YOUR TASK.
Starting at the line that contains "Write a Python", reproduce each line exactly up to and including the line that contains "from matplotlib.colors import to_rgb". Reproduce nothing else.
:: MATERIAL TO PROCESS
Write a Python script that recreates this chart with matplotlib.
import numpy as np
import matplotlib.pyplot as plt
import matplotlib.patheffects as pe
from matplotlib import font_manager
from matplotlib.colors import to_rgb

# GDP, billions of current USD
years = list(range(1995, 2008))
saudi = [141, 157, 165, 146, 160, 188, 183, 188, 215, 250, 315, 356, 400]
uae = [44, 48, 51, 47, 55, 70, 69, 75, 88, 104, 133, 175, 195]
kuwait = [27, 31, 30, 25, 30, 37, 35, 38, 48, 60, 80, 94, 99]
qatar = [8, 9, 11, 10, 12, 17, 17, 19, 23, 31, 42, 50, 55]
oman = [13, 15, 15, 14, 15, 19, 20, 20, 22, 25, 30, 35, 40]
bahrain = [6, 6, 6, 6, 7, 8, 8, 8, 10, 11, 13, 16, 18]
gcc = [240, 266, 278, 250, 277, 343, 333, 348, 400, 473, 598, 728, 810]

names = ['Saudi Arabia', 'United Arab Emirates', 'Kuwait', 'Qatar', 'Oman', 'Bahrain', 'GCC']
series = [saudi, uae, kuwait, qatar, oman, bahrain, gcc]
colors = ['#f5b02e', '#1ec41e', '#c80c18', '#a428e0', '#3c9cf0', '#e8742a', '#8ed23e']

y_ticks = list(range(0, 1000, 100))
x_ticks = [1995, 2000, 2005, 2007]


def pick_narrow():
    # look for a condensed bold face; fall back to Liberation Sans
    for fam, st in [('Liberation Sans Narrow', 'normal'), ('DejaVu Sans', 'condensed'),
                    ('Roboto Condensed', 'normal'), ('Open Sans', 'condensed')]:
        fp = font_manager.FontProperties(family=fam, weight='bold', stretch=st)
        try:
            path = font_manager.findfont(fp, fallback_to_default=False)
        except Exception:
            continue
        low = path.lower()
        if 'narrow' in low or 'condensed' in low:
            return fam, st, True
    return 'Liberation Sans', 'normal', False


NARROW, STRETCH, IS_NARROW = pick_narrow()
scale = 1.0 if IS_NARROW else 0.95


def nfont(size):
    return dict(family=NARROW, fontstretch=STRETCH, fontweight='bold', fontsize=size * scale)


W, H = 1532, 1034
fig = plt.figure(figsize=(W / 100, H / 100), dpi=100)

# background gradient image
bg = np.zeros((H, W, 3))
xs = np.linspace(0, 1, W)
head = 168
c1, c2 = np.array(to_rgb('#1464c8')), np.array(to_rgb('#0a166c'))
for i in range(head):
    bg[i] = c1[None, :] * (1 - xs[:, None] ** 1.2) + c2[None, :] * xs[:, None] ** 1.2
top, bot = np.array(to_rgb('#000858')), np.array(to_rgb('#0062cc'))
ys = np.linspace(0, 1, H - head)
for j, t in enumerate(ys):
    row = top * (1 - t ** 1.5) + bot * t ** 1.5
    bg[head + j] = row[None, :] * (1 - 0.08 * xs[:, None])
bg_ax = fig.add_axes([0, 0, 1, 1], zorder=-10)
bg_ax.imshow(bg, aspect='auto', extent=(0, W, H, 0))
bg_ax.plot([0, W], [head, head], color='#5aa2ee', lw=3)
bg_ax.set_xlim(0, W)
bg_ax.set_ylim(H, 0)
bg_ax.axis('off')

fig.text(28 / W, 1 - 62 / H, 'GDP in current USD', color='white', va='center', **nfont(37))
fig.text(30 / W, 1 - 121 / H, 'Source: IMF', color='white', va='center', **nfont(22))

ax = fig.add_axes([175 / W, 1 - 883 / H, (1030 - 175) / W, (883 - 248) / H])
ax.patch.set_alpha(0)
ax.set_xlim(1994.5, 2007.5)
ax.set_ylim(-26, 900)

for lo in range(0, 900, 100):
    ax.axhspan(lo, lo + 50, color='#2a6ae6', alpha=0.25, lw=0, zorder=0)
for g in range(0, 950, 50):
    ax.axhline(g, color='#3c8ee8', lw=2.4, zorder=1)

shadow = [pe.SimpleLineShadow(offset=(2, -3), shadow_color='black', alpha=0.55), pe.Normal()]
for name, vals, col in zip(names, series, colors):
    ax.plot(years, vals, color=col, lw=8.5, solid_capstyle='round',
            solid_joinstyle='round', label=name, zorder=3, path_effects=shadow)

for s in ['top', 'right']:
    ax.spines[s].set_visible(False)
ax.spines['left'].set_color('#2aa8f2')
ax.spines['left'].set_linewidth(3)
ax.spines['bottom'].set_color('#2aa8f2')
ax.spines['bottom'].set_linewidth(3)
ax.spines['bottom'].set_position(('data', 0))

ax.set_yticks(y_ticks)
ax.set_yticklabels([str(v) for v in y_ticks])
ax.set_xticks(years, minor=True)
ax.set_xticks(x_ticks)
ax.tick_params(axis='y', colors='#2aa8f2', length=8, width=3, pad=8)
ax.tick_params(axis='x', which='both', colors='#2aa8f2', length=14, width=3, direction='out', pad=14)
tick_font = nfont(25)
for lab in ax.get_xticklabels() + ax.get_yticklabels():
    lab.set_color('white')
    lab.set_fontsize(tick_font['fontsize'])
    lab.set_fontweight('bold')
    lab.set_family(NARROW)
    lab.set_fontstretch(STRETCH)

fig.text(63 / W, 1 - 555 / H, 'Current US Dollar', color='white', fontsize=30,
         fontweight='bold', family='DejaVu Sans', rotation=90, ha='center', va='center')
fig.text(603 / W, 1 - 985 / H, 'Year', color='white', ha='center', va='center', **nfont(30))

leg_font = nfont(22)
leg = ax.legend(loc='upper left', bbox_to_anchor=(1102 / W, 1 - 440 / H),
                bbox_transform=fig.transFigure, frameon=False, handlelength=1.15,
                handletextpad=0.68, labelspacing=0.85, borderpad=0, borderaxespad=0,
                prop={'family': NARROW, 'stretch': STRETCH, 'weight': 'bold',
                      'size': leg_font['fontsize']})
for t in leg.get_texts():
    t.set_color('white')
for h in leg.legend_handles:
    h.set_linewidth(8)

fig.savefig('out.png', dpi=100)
::::
:: MATERIAL TO PROCESS
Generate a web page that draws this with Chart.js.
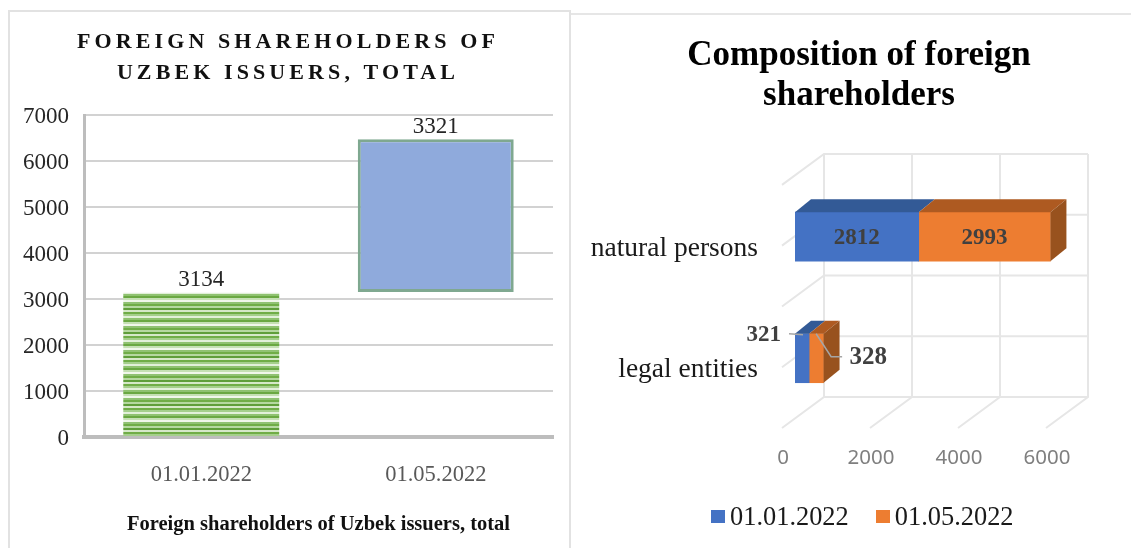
::::
TASK OUTPUT.
Write a Python script that recreates this chart with matplotlib.
import numpy as np
import matplotlib.pyplot as plt
import matplotlib.patheffects as pe
from matplotlib import font_manager
from matplotlib.colors import to_rgb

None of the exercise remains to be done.